The Eight Mountains (2022)
The Eight Mountains by Belgian filmmakers Felix van Groeningen and Charlotte Vandermeersch is the beautiful but ultimately not completely satisfying film adaptation of the novel Le Otto Montagne by Paolo Cognetti.
Friendship is key in this Belgian-Italian co-production, which was selected for the Golden Palm Competition in Cannes.
We get to know Bruno and Pietro when they are young, in the summer of 1984, when Pietro’s middle class parents spend their holiday in the small Alpine village, where Bruno lives.
Although the big city kid and the country boy are polar opposites, they strike up a friendship, which they continue the following summer.
Well, until Pietro's father - a chemist - offer to send Bruno - son of a stonemason - to school in Turin. Bruno's dad, however, wants his son to also work in construction and breaks off all contact.
As adults, they resume their friendship. Pietro (Luca Marinelli) has become estranged from his father. When the man dies, he leaves his son a heap of stones in the Alps, which he and Bruno (Alessandro Borghi) decide to turn into a new home.
While doing this, it is revealed that over the years Bruno kept in touch with Pietro’s father. That they took the trips through the mountains together, which Pietro’s father could no longer take with his own son.
The revelation of this alternative father-son relationship does not lead to a conflict between the two friends. Which proves the strength of their friendship. But for two-and-half-hours almost nothing in the movie leads to real drama.

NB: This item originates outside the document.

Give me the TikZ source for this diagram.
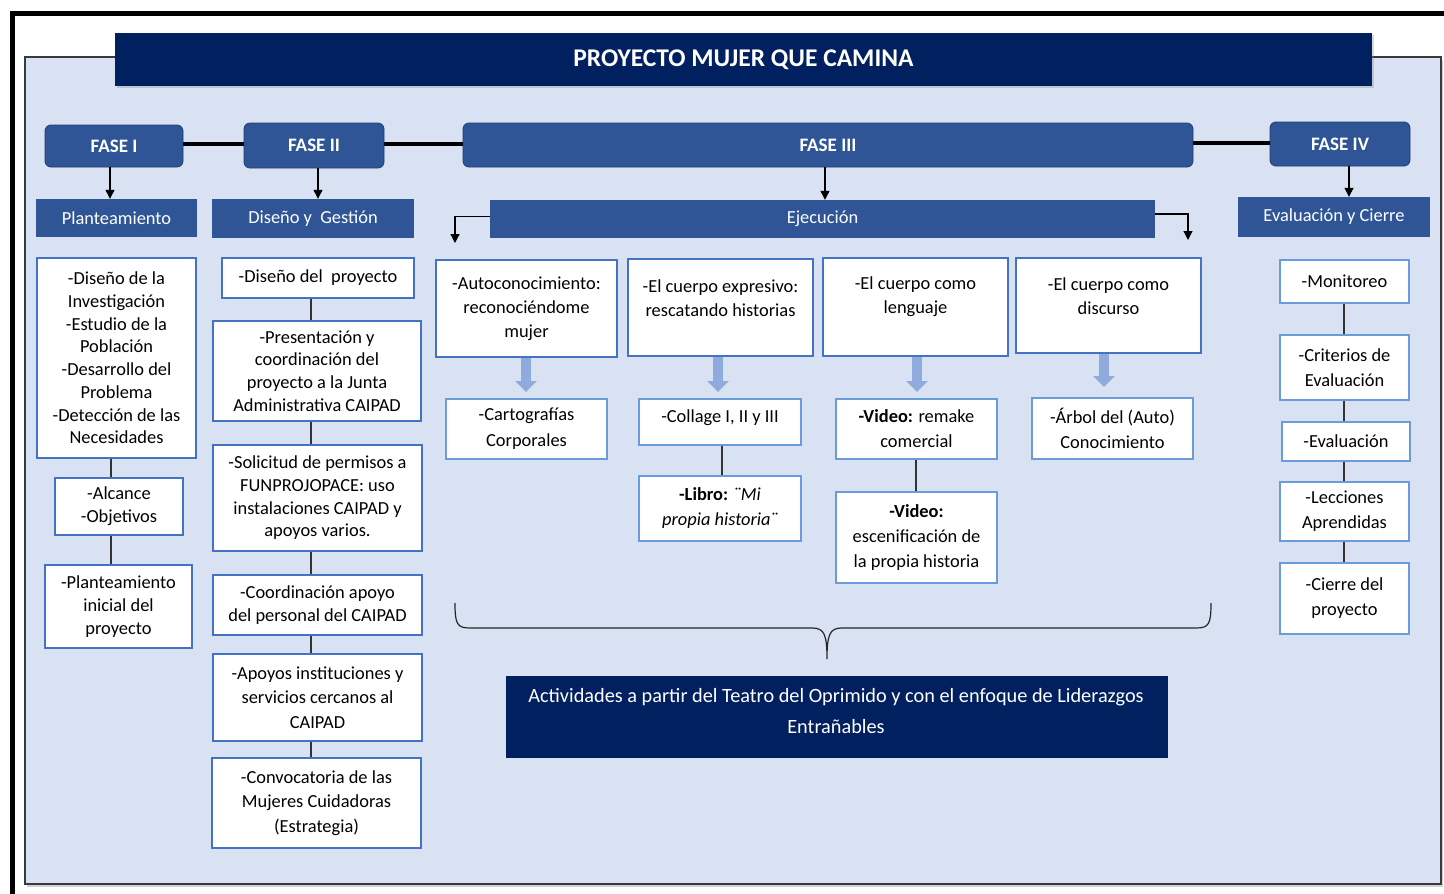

That's kind of the problem with The Eight Mountains. The movie is full of beautiful landscape imagery and at times the men really open up about their feelings. But the story contains little narrative drive, with the sad songs on the soundtrack doing much of the emotional heavy lifting.
Sometimes Pietro and Bruno spend a lot of time together, other years they don't see very much of each other. Which is how friendships work. But they remain episodes that are glued together one after the other without any real tension.
Undoubtedly a conscious decision by the filmmakers, to let the story more or less speak for itself. Van Groeningen and Vandermeersch were so committed to the project that they learned to speak Italian, and all the Italian actors in the film deliver fine work.
But Van Groeningen's most famous movie, The Broken Circle Breakdown, (which he co-wrote with his life partner Vandermeersch) was full of explosive drama, interspersed with sentimental passages, which made the movie come alive in breathtaking fashion.
In The Eight Mountains the melancholy is palpable throughout, but the film, for all its unmistakable charms, does not run quite as deep.